Dal 2004, data in cui abbiamo aperto il blog, non abbiamo mai commentato le scelte delle guide specializzate per una questione di stile. Collaborando prima per il Touring e poi dal primo anno con Slow Wine, è chiaro che ci sono altri modi per esprimere le proprie opinioni.
Ma stavolta non possiamo fare a meno di riprendere parzialmente una mail che sta girando tra i produttori irpini perché c’è un dato di fatto incredibile.
Tutti, ma proprio tutti, i Tre bicchieri sono state assegnati ad aziende che non fanno parte del Consorzio di Tutela dei Vini Irpini presieduto da Stefano Di Marzo che proprio la settimana scorsa ha ottenuto il riconoscimento ministeriale.
Facciamo i nostri complimenti a chi ha avuto I Tre bicchieri, ma non possiamo fare a meno di notare che dietro questo risultato c’è qualcosa di strano.
Moto strano
Nessuna delle aziende ha partecipato alla iniziativa del Consorzio a maggio e tutte avevano aderito a quello alternativo. Tutte.
Solo tre delle undici sono di recente rientrate (Feudi, Donnachiara e Di Marzo) ma dopo che le degustazioni erano ormai state fatte.
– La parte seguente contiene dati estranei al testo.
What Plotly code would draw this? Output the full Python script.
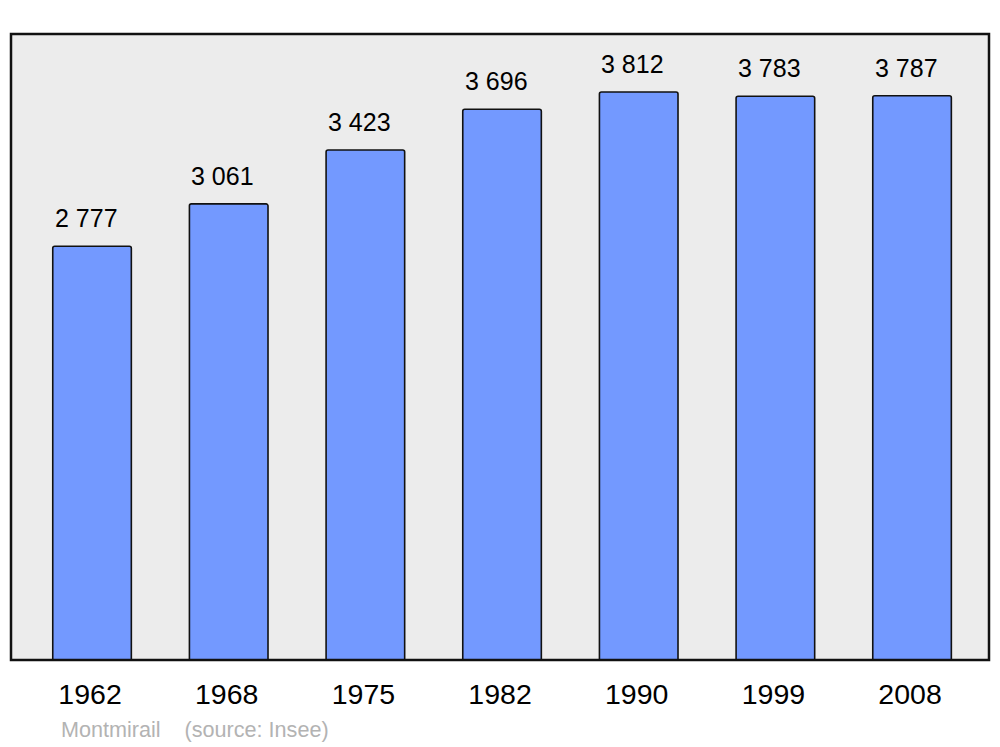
import plotly.graph_objects as go

years = ["1962", "1968", "1975", "1982", "1990", "1999", "2008"]
population = [2777, 3061, 3423, 3696, 3812, 3783, 3787]
labels = ["2 777", "3 061", "3 423", "3 696", "3 812", "3 783", "3 787"]
footer = "Montmirail&nbsp;&nbsp;&nbsp;&nbsp;(source: Insee)"

FONT = "Liberation Sans, Arial, sans-serif"

fig = go.Figure()
fig.add_trace(go.Bar(
    x=years, y=population,
    width=0.575,
    marker=dict(color="#7399ff", line=dict(color="#111111", width=1.6), cornerradius=2),
    hoverinfo="x+y",
))

for i, (v, t) in enumerate(zip(population, labels)):
    fig.add_annotation(x=i, y=v, xref="x", yref="y", text=t, showarrow=False,
                       yanchor="bottom", yshift=12, xshift=-6,
                       font=dict(family=FONT, size=25, color="#000000"))

fig.add_annotation(xref="paper", yref="paper", x=0.049, y=-0.088, xanchor="left", yanchor="top",
                   text=footer, showarrow=False, font=dict(family=FONT, size=21.6, color="#b3b3b3"))

fig.add_shape(type="rect", xref="paper", yref="paper", x0=0, x1=1, y0=0, y1=1,
              line=dict(color="#111111", width=2.5), layer="above")

fig.update_layout(
    width=992, height=739,
    margin=dict(l=3, r=11, t=26, b=87),
    paper_bgcolor="white", plot_bgcolor="#ececec",
    showlegend=False,
    font=dict(family=FONT),
    xaxis=dict(type="category", range=[-0.593, 6.563], showgrid=False, zeroline=False,
               ticks="outside", ticklen=9, tickcolor="rgba(0,0,0,0)", ticklabelshift=-2,
               tickfont=dict(family=FONT, size=28.5, color="#000")),
    yaxis=dict(range=[0, 4201], showgrid=False, zeroline=False, showticklabels=False),
)

fig.write_html("out.html")
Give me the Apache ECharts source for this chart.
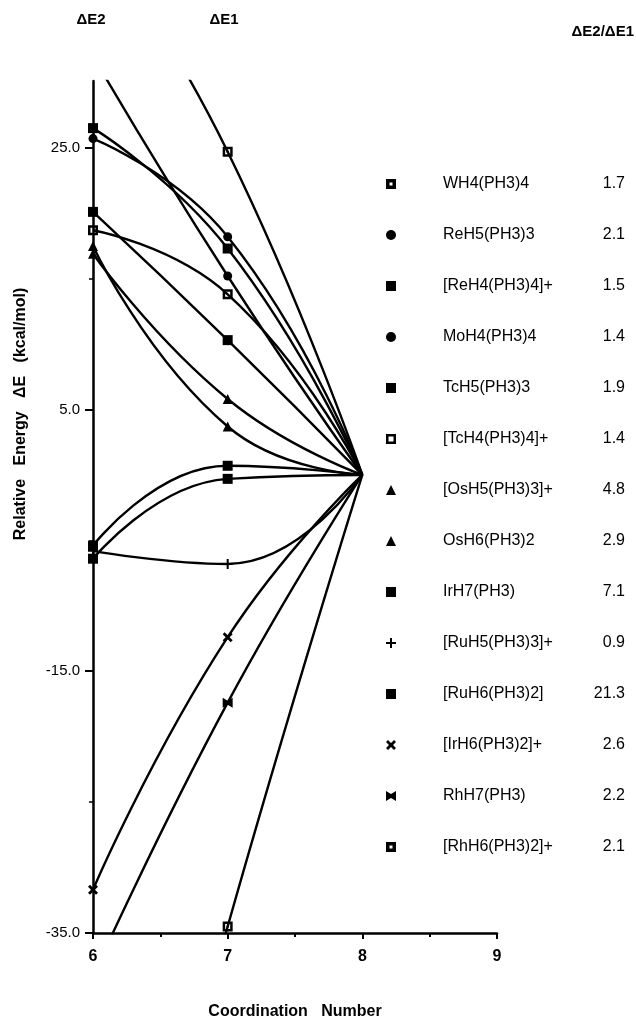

Come si spiega questa scelta di campo? Perché assumere un atteggiamento punitivo contro il Consorzio ufficialmente riconosciuto?
Ci sono altri meccanismi che noi non conosciamo che indirizzano i degustatori in modo così chiaro verso una politica di pulizia etnica a tutela di chi si è opposto al Consorzio?
Noi pensiamo che una guida, e un degustatore, pur nell’ambito del suo potere discrezionale si distingue per equilibrio, nella capacità cioé di rappresentare tutto il territorio e non solo una parte di esso a discapito degli altri. La guida, il degustatore, deve essere arbitro e non tifoso della Curva Sud.
E’ vero che in Irpinia la situazione è sempre stata complessa, ma quello che colpisce, appunto, è la scelta di campo netta, precisa. Noi nel corso di questo quarto di secolo abbiamo sempre cercato di rappresentare la realtà nel suo complesso rispondendo puntualmente ad ogni chiamata e nel caso dello scontro tra i due consorzi abbiamo dato spazio all’uno come all’altro.
Viene allora da chiedersi: cosa c’è nelle papille dei degustatori in grado di orientare politicamente prima che tecnicamente la scelta?
Eh si, ci pare questo un caso analogo a quello pugliese sollevato da Beniamino D’Agostino.